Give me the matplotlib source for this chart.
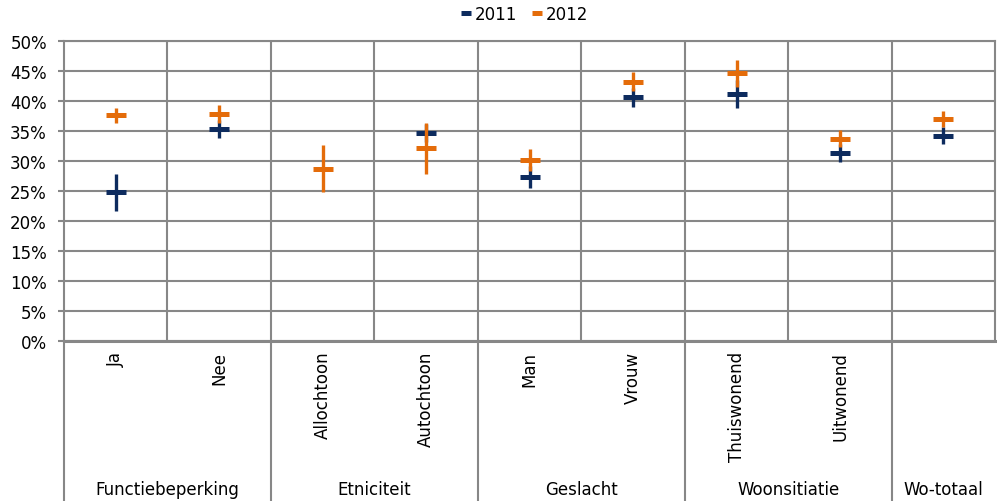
import matplotlib.pyplot as plt
from matplotlib.lines import Line2D
from matplotlib.ticker import FuncFormatter
import numpy as np

categories = ['Ja', 'Nee', 'Allochtoon', 'Autochtoon', 'Man', 'Vrouw',
              'Thuiswonend', 'Uitwonend', '']
groups = ['Functiebeperking', 'Etniciteit', 'Geslacht', 'Woonsitiatie', 'Wo-totaal']
group_sizes = [2, 2, 2, 2, 1]

# percentages with half-width of the interval
val_2011 = [24.8, 35.4, np.nan, 34.7, 27.3, 40.6, 41.2, 31.4, 34.2]
err_2011 = [3.1, 1.5, np.nan, 1.5, 1.8, 1.6, 2.3, 1.5, 1.4]
val_2012 = [37.6, 37.8, 28.7, 32.1, 30.2, 43.2, 44.6, 33.7, 37.0]
err_2012 = [1.25, 1.5, 3.9, 4.2, 1.8, 1.6, 2.3, 1.4, 1.3]

navy = '#0D2B5E'
orange = '#E46C0A'
grid_c = '#878787'

plt.rcParams['font.family'] = 'DejaVu Sans'

fig = plt.figure(figsize=(9.97, 5.02), dpi=100)
ax = fig.add_axes([0.0642, 0.3187, 0.934, 0.5976])

x = np.arange(len(categories))
series = [(val_2011, err_2011, navy, 3), (val_2012, err_2012, orange, 5)]
for vals, errs, color, z in series:
    ax.errorbar(x, vals, yerr=errs, fmt='none', ecolor=color, elinewidth=2.4,
                capsize=0, zorder=z)
    ax.plot(x, vals, ls='none', marker='_', ms=14, mew=3.6, color=color, zorder=z + 1)

ax.set_xlim(-0.5, len(categories) - 0.5)
ax.set_ylim(0, 50)
ax.set_yticks(np.arange(0, 51, 5))
ax.yaxis.set_major_formatter(FuncFormatter(lambda v, p: '%d%%' % v))
ax.set_xticks(x)
ax.set_xticklabels(categories, rotation=90, va='top', fontsize=12)
ax.set_xticks(np.arange(0.5, len(categories) - 0.5), minor=True)

ax.grid(True, axis='y', color=grid_c, lw=1.5, zorder=0)
ax.grid(True, axis='x', which='minor', color=grid_c, lw=1.5, zorder=0)
ax.tick_params(axis='y', length=4.3, width=1.5, color=grid_c, pad=8, labelsize=12)
ax.tick_params(axis='x', which='both', length=0, pad=7)
for s in ax.spines.values():
    s.set_color(grid_c)
    s.set_linewidth(1.5)
ax.spines['bottom'].set_linewidth(2.2)
ax.set_axisbelow(True)

# group labels and separators below the axis
trans = ax.get_xaxis_transform()
start = -0.5
for name, n in zip(groups, group_sizes):
    ax.plot([start, start], [0, -0.54], color=grid_c, lw=1.5, transform=trans,
            clip_on=False)
    ax.text(start + n / 2, -0.493, name, transform=trans, ha='center', va='center',
            fontsize=12)
    start += n

handles = [Line2D([], [], color=c, lw=0, marker='_', ms=7, mew=3.6) for c in (navy, orange)]
fig.legend(handles, ['2011', '2012'], loc='center', bbox_to_anchor=(0.526, 0.97),
           ncol=2, frameon=False, fontsize=12, handlelength=0.6, handletextpad=0.2,
           columnspacing=0.9)

fig.savefig('out.png', dpi=100)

WHAT IS EXPECTED:
In the data above, please extract the lines from the first one through the line with "zorder=z + 1)", exactly, and keep pictures out.

ANSWER TO THIS PROBLEM:
Give me the matplotlib source for this chart.
import matplotlib.pyplot as plt
from matplotlib.lines import Line2D
from matplotlib.ticker import FuncFormatter
import numpy as np

categories = ['Ja', 'Nee', 'Allochtoon', 'Autochtoon', 'Man', 'Vrouw',
              'Thuiswonend', 'Uitwonend', '']
groups = ['Functiebeperking', 'Etniciteit', 'Geslacht', 'Woonsitiatie', 'Wo-totaal']
group_sizes = [2, 2, 2, 2, 1]

# percentages with half-width of the interval
val_2011 = [24.8, 35.4, np.nan, 34.7, 27.3, 40.6, 41.2, 31.4, 34.2]
err_2011 = [3.1, 1.5, np.nan, 1.5, 1.8, 1.6, 2.3, 1.5, 1.4]
val_2012 = [37.6, 37.8, 28.7, 32.1, 30.2, 43.2, 44.6, 33.7, 37.0]
err_2012 = [1.25, 1.5, 3.9, 4.2, 1.8, 1.6, 2.3, 1.4, 1.3]

navy = '#0D2B5E'
orange = '#E46C0A'
grid_c = '#878787'

plt.rcParams['font.family'] = 'DejaVu Sans'

fig = plt.figure(figsize=(9.97, 5.02), dpi=100)
ax = fig.add_axes([0.0642, 0.3187, 0.934, 0.5976])

x = np.arange(len(categories))
series = [(val_2011, err_2011, navy, 3), (val_2012, err_2012, orange, 5)]
for vals, errs, color, z in series:
    ax.errorbar(x, vals, yerr=errs, fmt='none', ecolor=color, elinewidth=2.4,
                capsize=0, zorder=z)
    ax.plot(x, vals, ls='none', marker='_', ms=14, mew=3.6, color=color, zorder=z + 1)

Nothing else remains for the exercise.